Scientists Make Prosthetic Hand Capable of Transmitting Sensation

Scientists Make Prosthetic Hand Capable of Transmitting Sensation

In an astonishing display of the giant strides science and medicine have made, European researchers have developed a bionic hand that is sensitive to textures and shapes. Heretofore, artificial hands could not give the wearer any sensation of what he or she was feeling. 

A month-long trial in Italy with the new prosthetic hand has researchers exhilarated. Lead author Silvestro Micera said, “For the first time we were able to restore real time sensory feeling in an amputee while he was controlling this sensorized hand.” Micera and Stanisa Raspopovic, and their fellow researchers from Switzerland’s École Polytechnique Fédérale de Lausanne and the BioRobotics Institute in Pisa, Italy, were responsible for the study.

Dennis Aabo Sorenson, 36, was the man undergoing the trial. He hails from Denmark and had lost his left hand in a fireworks accident. He said, “When I held an object, I could feel if it was soft or hard, round or square… I could feel things that I hadn’t been able to feel in over nine years.”

Sorenson wore a mechanical hand with advanced sensors in each of the fingertips.

Electrodes implanted in his upper arm received electrical signals through wires from the sensors. He wore a blindfold and earplugs while he was tested and was able to discern the difference between a mandarin orange and a baseball, and the differences among soft tissue, a hard piece of wood, and a plastic cup. 
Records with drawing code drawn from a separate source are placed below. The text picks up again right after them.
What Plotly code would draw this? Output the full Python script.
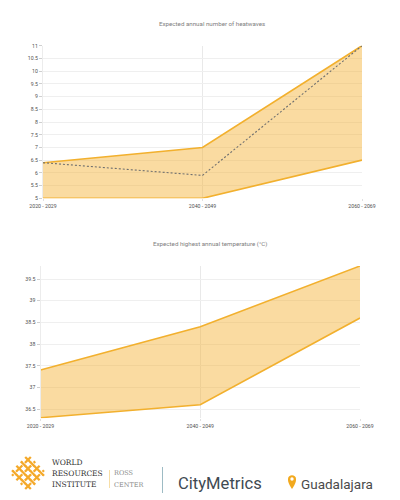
import plotly.graph_objects as go

periods = ["2020 - 2029", "2040 - 2049", "2060 - 2069"]
hw_upper = [6.4, 7, 11]
hw_lower = [5, 5, 6.5]
hw_mean = [6.4, 5.9, 11]
temp_upper = [37.4, 38.4, 39.8]
temp_lower = [36.3, 36.6, 38.6]

LINE = "#F2B02E"
FILL = "rgba(244,176,46,0.45)"
W, H = 400, 500
def px(x): return x / W
def py(y): return 1 - y / H

fig = go.Figure()
for xa, ya, lo, hi in [("x", "y", hw_lower, hw_upper), ("x2", "y2", temp_lower, temp_upper)]:
    fig.add_trace(go.Scatter(x=periods, y=lo, xaxis=xa, yaxis=ya, mode="lines", cliponaxis=False,
                             line=dict(color=LINE, width=1.6), hoverinfo="skip"))
    fig.add_trace(go.Scatter(x=periods, y=hi, xaxis=xa, yaxis=ya, mode="lines", fill="tonexty", cliponaxis=False,
                             fillcolor=FILL, line=dict(color=LINE, width=1.6), hoverinfo="skip"))
fig.add_trace(go.Scatter(x=periods, y=hw_mean, xaxis="x", yaxis="y", mode="lines", cliponaxis=False,
                         line=dict(color="#6f6f6f", width=1.1, dash="2px,2px"), hoverinfo="skip"))

xcommon = dict(type="category", range=[0, 2], showgrid=True, gridcolor="#e9e9e9", gridwidth=1,
               ticks="outside", ticklen=2, tickcolor="#e0e0e0", zeroline=False, showline=False,
               tickfont=dict(family="Roboto", size=5.2, color="#505050"))
ycommon = dict(showgrid=True, gridcolor="#efefef", gridwidth=1, dtick=0.5, ticks="outside", ticklen=3,
               tickcolor="#cfcfcf", zeroline=False, showline=True, linecolor="#ececec",
               tickfont=dict(family="Roboto", size=5.2, color="#505050"))

def note(text, x, y, size, color, family="Roboto", anchor="left"):
    return dict(text=text, x=px(x), y=py(y), xref="paper", yref="paper", showarrow=False,
                xanchor=anchor, yanchor="middle", font=dict(family=family, size=size, color=color))

annotations = [
    note("Expected annual number of heatwaves", 211.5, 24, 6.2, "#808080", anchor="center"),
    note("Expected highest annual temperature (°C)", 209.5, 244, 6.2, "#808080", anchor="center"),
    note("WORLD", 50, 462, 7.5, "#333333", "DejaVu Serif"),
    note("RESOURCES", 50, 473.5, 7.5, "#333333", "DejaVu Serif"),
    note("INSTITUTE", 50, 484.5, 7.5, "#333333", "DejaVu Serif"),
    note("ROSS", 112, 473, 6.5, "#8a8a8a", "DejaVu Serif"),
    note("CENTER", 112, 484.5, 6.5, "#8a8a8a", "DejaVu Serif"),
    note("CityMetrics", 176, 483, 16.6, "#3f4a52", "Roboto"),
    note("Guadalajara", 299, 484, 13.5, "#4a4a4a", "Roboto"),
]

shapes = []
cx, cy = 28, 473
ORANGE = "#F4A92A"
def stroke(x0, y0, x1, y1, w=2.3, color=ORANGE):
    shapes.append(dict(type="line", xref="paper", yref="paper", x0=px(x0), y0=py(y0), x1=px(x1), y1=py(y1),
                       line=dict(color=color, width=w)))
offs = (-6.6, -2.2, 2.2, 6.6)
L = 9.4
for o in offs:
    stroke(cx + o - L, cy - o - L, cx + o + L, cy - o + L)
for o in offs:
    stroke(cx + o - L, cy + o + L, cx + o + L, cy + o - L)
# alternate crossings of the woven logo
for i, a in enumerate(offs):
    for j, b in enumerate(offs):
        if (i + j) % 2 == 0:
            X, Y = cx + a + b, cy - a + b
            stroke(X - 1.6, Y - 1.6, X + 1.6, Y + 1.6, 3.6, "white")
            stroke(X - 2.2, Y - 2.2, X + 2.2, Y + 2.2, 2.3, ORANGE)
stroke(109.5, 470, 109.5, 488, 0.8, "#F5D68F")
stroke(162.5, 467, 162.5, 493, 1, "#9DBBC4")
shapes.append(dict(type="path", xref="paper", yref="paper", fillcolor="#F2A91E", line=dict(width=0),
    path=" ".join([f"M {px(292)} {py(489)}",
                   f"C {px(288)} {py(483)} {px(288)} {py(481)} {px(288)} {py(479)}",
                   f"C {px(288)} {py(474)} {px(296)} {py(474)} {px(296)} {py(479)}",
                   f"C {px(296)} {py(481)} {px(296)} {py(483)} {px(292)} {py(489)} Z"])))
shapes.append(dict(type="circle", xref="paper", yref="paper", fillcolor="white", line=dict(width=0),
                   x0=px(290.3), x1=px(293.7), y0=py(480.7), y1=py(477.3)))

fig.update_layout(
    width=W, height=H, margin=dict(l=0, r=0, t=0, b=0, autoexpand=False), autosize=False,
    paper_bgcolor="white", plot_bgcolor="white", showlegend=False,
    xaxis=dict(domain=[px(43), px(362)], anchor="y", **xcommon),
    yaxis=dict(domain=[py(198.3), py(45.7)], anchor="x", range=[5, 11], **ycommon),
    xaxis2=dict(domain=[px(40.5), px(360)], anchor="y2", **xcommon),
    yaxis2=dict(domain=[py(418.3), py(266)], anchor="x2", range=[36.286, 39.8], tick0=36.5, **ycommon),
    annotations=annotations, shapes=shapes,
)
fig.write_html("out.html", config=dict(displayModeBar=False),
               post_script="document.body.style.margin='0';")
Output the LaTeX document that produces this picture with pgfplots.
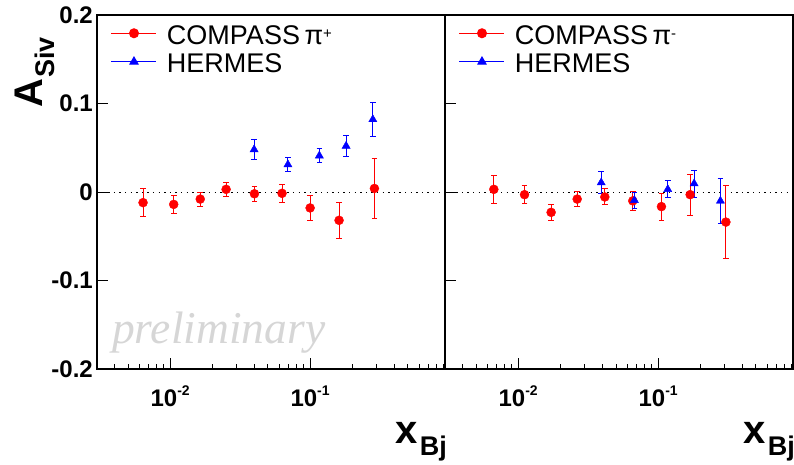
\documentclass[border=0pt]{standalone}
\usepackage{fontspec}
\setmainfont{Liberation Sans}
\newfontfamily\prelimfont{Liberation Serif}
\usepackage{pgfplots}
\pgfplotsset{compat=1.18}
\usepackage{pgfplotstable}
\usetikzlibrary{calc}

\pgfplotstableread{
x y e
0.0064 -0.012 0.0156
0.0106 -0.014 0.0100
0.0164 -0.008 0.0080
0.0251 0.003 0.0076
0.0400 -0.002 0.0084
0.0630 -0.0015 0.0103
0.1000 -0.018 0.0137
0.1610 -0.032 0.0205
0.2880 0.004 0.0344
}\cpp
\pgfplotstableread{
x y e
0.0398 0.048 0.0113
0.0694 0.031 0.0077
0.1164 0.041 0.0081
0.1808 0.052 0.0114
0.2806 0.082 0.0190
}\hpp
\pgfplotstableread{
x y e
0.0067 0.003 0.0161
0.0111 -0.003 0.0105
0.0172 -0.023 0.0090
0.0264 -0.008 0.0081
0.0416 -0.0056 0.0090
0.0659 -0.010 0.0109
0.1056 -0.0165 0.0152
0.1694 -0.003 0.0231
0.3050 -0.034 0.0411
}\cpm
\pgfplotstableread{
x y e
0.0392 0.0106 0.0126
0.0677 -0.0094 0.0090
0.1172 0.003 0.0096
0.1808 0.0095 0.0152
0.2786 -0.0101 0.0250
}\hpm

\pgfplotsset{
  legend image code/.code={\draw[mark repeat=2,mark phase=2,#1] plot coordinates {(0pt,1.5pt) (22.5pt,1.5pt) (45pt,1.5pt)};},
}

\begin{document}
\begin{tikzpicture}
\path[use as bounding box] (0,0) rectangle (794pt,464pt);

\begin{axis}[width=348pt, height=354pt, scale only axis, anchor=south west, at={(97pt,95pt)},
    xmode=log, xmin=0.003, xmax=0.92, ymin=-0.2, ymax=0.2,
    axis line style={line width=1.2pt},
    xtick={0.01,0.1},
    minor xtick={0.004,0.005,0.006,0.007,0.008,0.009,0.02,0.03,0.04,0.05,0.06,0.07,0.08,0.09,0.2,0.3,0.4,0.5,0.6,0.7,0.8,0.9},
    ytick={-0.2,-0.1,0,0.1,0.2},
    xtick pos=bottom, ytick pos=left, tick align=inside,
    major tick length=11pt, minor tick length=5.5pt,
    tick style={black, line width=1pt},
    tick label style={font=\bfseries\fontsize{24}{24}\selectfont},
    xticklabels={10\raisebox{11pt}{\fontsize{14}{14}\selectfont -2},10\raisebox{11pt}{\fontsize{14}{14}\selectfont -1}},
    xticklabel style={inner sep=0pt, anchor=north, yshift=-17pt},
    yticklabel style={inner sep=0pt, anchor=east, xshift=-4pt},
    yticklabels={-0.2,-0.1,0,0.1,0.2},
    clip=false,
    legend cell align=left,
    legend style={draw=none, fill=none, at={(0.0402,0.971)}, anchor=north west,
      inner sep=0pt, outer sep=0pt, row sep=9.5pt, column sep=10pt,
      font=\fontsize{27}{27}\selectfont,
      nodes={inner sep=0pt, text height=19pt, text depth=0pt}}]
  \draw[black, line width=0.9pt, dash pattern=on 1.4pt off 4.2pt] (rel axis cs:0,0.5) -- (rel axis cs:1,0.5);
  \addlegendimage{red, mark=*, mark size=4.5pt, line width=1pt}
  \addlegendentry{COMPASS\,π\raisebox{6pt}{\fontsize{15}{15}\selectfont +}}
  \addlegendimage{blue, mark=triangle*, mark size=4.7pt, line width=1pt}
  \addlegendentry{HERMES}
  \addplot[red, only marks, mark=*, mark size=4.5pt, forget plot,
    error bars/.cd, y dir=both, y explicit,
    error bar style={line width=1pt},
    error mark options={rotate=90, mark size=2.8pt, line width=1pt}] table[x=x, y=y, y error=e] {\cpp};
  \addplot[blue, only marks, mark=triangle*, mark size=4.7pt, forget plot,
    error bars/.cd, y dir=both, y explicit,
    error bar style={line width=1pt},
    error mark options={rotate=90, mark size=2.8pt, line width=1pt}] table[x=x, y=y, y error=e] {\hpp};
  \node[anchor=base west, inner sep=0pt, text=black!16, font=\prelimfont\itshape\fontsize{45.5}{45.5}\selectfont] at ($(rel axis cs:0,0)+(15pt,26pt)$) {preliminary};
  \node[anchor=base east, inner sep=0pt, font=\bfseries\fontsize{40}{40}\selectfont] at ($(rel axis cs:1,0)+(2pt,-74pt)$) {x\hspace{2pt}\raisebox{-12pt}{\fontsize{27}{27}\selectfont Bj}};
  \node[rotate=90, anchor=base east, inner sep=0pt, font=\bfseries\fontsize{40}{40}\selectfont] at ($(rel axis cs:0,0)+(-54pt,332pt)$) {A\hspace{1pt}\raisebox{-12pt}{\fontsize{27}{27}\selectfont Siv}};
\end{axis}

\begin{axis}[width=348pt, height=354pt, scale only axis, anchor=south west, at={(445pt,95pt)},
    xmode=log, xmin=0.003, xmax=0.92, ymin=-0.2, ymax=0.2,
    axis line style={line width=1.2pt},
    xtick={0.01,0.1},
    minor xtick={0.004,0.005,0.006,0.007,0.008,0.009,0.02,0.03,0.04,0.05,0.06,0.07,0.08,0.09,0.2,0.3,0.4,0.5,0.6,0.7,0.8,0.9},
    ytick={-0.2,-0.1,0,0.1,0.2},
    xtick pos=bottom, ytick pos=left, tick align=inside,
    major tick length=11pt, minor tick length=5.5pt,
    tick style={black, line width=1pt},
    tick label style={font=\bfseries\fontsize{24}{24}\selectfont},
    xticklabels={10\raisebox{11pt}{\fontsize{14}{14}\selectfont -2},10\raisebox{11pt}{\fontsize{14}{14}\selectfont -1}},
    xticklabel style={inner sep=0pt, anchor=north, yshift=-17pt},
    yticklabels={},
    clip=false,
    legend cell align=left,
    legend style={draw=none, fill=none, at={(0.0402,0.971)}, anchor=north west,
      inner sep=0pt, outer sep=0pt, row sep=9.5pt, column sep=10pt,
      font=\fontsize{27}{27}\selectfont,
      nodes={inner sep=0pt, text height=19pt, text depth=0pt}}]
  \draw[black, line width=0.9pt, dash pattern=on 1.4pt off 4.2pt] (rel axis cs:0,0.5) -- (rel axis cs:1,0.5);
  \addlegendimage{red, mark=*, mark size=4.5pt, line width=1pt}
  \addlegendentry{COMPASS\,π\raisebox{6pt}{\fontsize{15}{15}\selectfont -}}
  \addlegendimage{blue, mark=triangle*, mark size=4.7pt, line width=1pt}
  \addlegendentry{HERMES}
  \addplot[red, only marks, mark=*, mark size=4.5pt, forget plot,
    error bars/.cd, y dir=both, y explicit,
    error bar style={line width=1pt},
    error mark options={rotate=90, mark size=2.8pt, line width=1pt}] table[x=x, y=y, y error=e] {\cpm};
  \addplot[blue, only marks, mark=triangle*, mark size=4.7pt, forget plot,
    error bars/.cd, y dir=both, y explicit,
    error bar style={line width=1pt},
    error mark options={rotate=90, mark size=2.8pt, line width=1pt}] table[x=x, y=y, y error=e] {\hpm};
  \node[anchor=base east, inner sep=0pt, font=\bfseries\fontsize{40}{40}\selectfont] at ($(rel axis cs:1,0)+(2pt,-74pt)$) {x\hspace{2pt}\raisebox{-12pt}{\fontsize{27}{27}\selectfont Bj}};
\end{axis}
\end{tikzpicture}
\end{document}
Richard Frieden, assistant professor at the Icahn School of Medicine at Mount Sinai Medical Center in New York, said, “This new advance seems to represent another step forward in creating a more precise man-machine interface.” He was joined by David Gow, director of rehabilitation engineering services and bioengineering at NHS Lothian in Scotland, who added, “This opens up exciting possibilities for artificial limb users.”

The team of researchers said a mass-market sensory prosthetic will take at least five years to develop.